WRITTEN INSTRUCTION => Retype, please, the listing from its opening line through the line that contains "const watermark = '© erzrf.ru';", both included, without the pictures.

SOURCE EXCERPT =>
────────────────────
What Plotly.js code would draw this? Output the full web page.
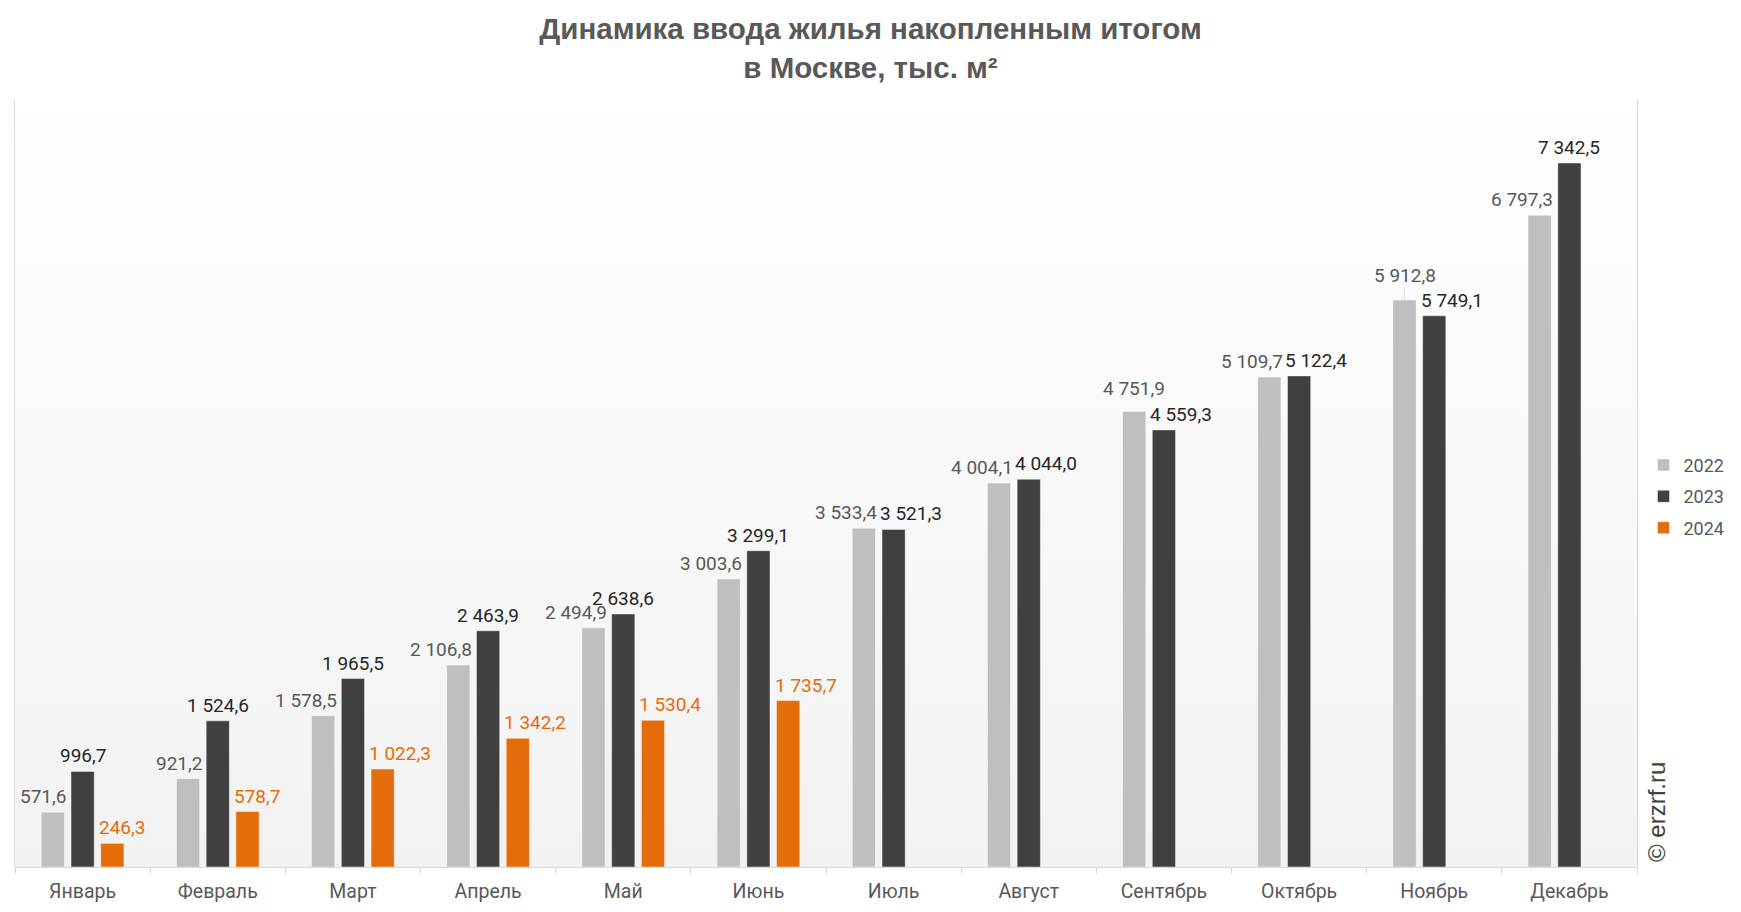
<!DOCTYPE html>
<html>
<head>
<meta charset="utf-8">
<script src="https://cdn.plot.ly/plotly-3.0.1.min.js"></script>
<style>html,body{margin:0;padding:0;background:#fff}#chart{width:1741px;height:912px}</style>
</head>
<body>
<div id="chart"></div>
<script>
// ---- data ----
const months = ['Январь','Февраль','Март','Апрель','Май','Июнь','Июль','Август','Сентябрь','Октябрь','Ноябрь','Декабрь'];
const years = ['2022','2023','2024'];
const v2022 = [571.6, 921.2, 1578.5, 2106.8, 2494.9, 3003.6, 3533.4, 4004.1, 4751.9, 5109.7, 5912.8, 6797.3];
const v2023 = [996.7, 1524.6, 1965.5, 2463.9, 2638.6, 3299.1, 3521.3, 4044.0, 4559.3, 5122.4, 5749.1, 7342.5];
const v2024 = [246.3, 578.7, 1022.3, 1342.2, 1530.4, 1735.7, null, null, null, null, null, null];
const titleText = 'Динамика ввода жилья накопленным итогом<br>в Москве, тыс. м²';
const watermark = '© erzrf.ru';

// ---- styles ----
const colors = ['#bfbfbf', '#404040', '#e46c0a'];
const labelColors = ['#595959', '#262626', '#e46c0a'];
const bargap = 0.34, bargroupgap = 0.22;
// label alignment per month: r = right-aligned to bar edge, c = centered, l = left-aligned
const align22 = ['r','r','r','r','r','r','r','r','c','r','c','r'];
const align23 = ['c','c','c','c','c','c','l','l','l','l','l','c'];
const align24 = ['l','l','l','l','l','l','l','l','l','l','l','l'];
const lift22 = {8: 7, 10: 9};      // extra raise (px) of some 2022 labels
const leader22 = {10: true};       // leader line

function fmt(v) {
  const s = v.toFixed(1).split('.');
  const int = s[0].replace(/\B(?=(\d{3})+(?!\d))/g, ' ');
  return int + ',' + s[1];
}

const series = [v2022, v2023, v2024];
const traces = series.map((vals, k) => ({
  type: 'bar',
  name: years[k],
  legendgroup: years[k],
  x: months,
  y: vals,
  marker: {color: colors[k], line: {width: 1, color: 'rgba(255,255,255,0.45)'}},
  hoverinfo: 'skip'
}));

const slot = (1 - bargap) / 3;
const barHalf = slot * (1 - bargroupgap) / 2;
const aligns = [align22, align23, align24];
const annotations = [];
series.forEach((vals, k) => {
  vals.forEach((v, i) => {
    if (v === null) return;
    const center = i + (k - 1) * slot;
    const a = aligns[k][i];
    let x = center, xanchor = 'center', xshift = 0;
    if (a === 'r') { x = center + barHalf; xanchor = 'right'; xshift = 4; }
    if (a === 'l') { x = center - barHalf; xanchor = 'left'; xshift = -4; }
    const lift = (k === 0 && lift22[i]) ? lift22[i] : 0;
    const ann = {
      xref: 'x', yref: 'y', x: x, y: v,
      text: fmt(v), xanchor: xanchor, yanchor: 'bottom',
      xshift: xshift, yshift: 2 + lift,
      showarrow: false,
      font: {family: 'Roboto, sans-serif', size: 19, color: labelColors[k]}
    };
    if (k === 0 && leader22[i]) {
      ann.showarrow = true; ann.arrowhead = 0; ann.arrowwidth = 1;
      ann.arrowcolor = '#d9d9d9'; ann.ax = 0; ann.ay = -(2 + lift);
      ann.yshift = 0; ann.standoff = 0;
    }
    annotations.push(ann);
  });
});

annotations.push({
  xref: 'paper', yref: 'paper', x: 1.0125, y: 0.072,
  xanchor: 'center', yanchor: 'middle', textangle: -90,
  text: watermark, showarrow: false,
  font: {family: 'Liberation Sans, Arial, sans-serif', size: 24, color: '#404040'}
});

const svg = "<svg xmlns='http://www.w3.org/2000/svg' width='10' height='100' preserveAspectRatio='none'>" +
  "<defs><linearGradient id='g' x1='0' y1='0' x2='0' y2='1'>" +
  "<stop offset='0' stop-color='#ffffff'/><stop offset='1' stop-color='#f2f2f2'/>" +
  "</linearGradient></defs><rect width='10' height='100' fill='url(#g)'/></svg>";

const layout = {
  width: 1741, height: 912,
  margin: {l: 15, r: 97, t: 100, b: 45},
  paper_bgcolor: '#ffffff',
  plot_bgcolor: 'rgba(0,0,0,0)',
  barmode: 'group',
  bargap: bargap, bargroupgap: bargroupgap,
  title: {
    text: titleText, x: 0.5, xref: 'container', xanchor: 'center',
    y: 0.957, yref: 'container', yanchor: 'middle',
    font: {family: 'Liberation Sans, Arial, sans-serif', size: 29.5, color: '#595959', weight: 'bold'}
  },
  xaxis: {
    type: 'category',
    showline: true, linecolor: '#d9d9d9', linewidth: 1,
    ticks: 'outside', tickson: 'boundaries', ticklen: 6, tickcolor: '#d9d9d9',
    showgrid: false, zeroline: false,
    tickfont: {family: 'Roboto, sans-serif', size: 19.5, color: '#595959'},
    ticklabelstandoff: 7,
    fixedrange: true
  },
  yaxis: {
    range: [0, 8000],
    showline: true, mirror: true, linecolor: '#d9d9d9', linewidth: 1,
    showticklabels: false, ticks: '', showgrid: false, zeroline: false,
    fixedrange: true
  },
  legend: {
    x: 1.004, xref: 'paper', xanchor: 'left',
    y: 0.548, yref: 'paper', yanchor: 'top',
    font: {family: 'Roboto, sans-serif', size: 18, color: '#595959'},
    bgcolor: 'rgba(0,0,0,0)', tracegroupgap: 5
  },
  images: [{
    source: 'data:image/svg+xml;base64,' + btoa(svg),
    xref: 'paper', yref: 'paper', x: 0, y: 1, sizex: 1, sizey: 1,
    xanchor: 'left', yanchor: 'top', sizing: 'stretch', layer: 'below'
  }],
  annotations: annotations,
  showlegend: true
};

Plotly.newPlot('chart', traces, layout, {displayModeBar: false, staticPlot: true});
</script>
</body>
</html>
────────────────────
SOLUTION TO THIS PROBLEM =>
What Plotly.js code would draw this? Output the full web page.
<!DOCTYPE html>
<html>
<head>
<meta charset="utf-8">
<script src="https://cdn.plot.ly/plotly-3.0.1.min.js"></script>
<style>html,body{margin:0;padding:0;background:#fff}#chart{width:1741px;height:912px}</style>
</head>
<body>
<div id="chart"></div>
<script>
// ---- data ----
const months = ['Январь','Февраль','Март','Апрель','Май','Июнь','Июль','Август','Сентябрь','Октябрь','Ноябрь','Декабрь'];
const years = ['2022','2023','2024'];
const v2022 = [571.6, 921.2, 1578.5, 2106.8, 2494.9, 3003.6, 3533.4, 4004.1, 4751.9, 5109.7, 5912.8, 6797.3];
const v2023 = [996.7, 1524.6, 1965.5, 2463.9, 2638.6, 3299.1, 3521.3, 4044.0, 4559.3, 5122.4, 5749.1, 7342.5];
const v2024 = [246.3, 578.7, 1022.3, 1342.2, 1530.4, 1735.7, null, null, null, null, null, null];
const titleText = 'Динамика ввода жилья накопленным итогом<br>в Москве, тыс. м²';
const watermark = '© erzrf.ru';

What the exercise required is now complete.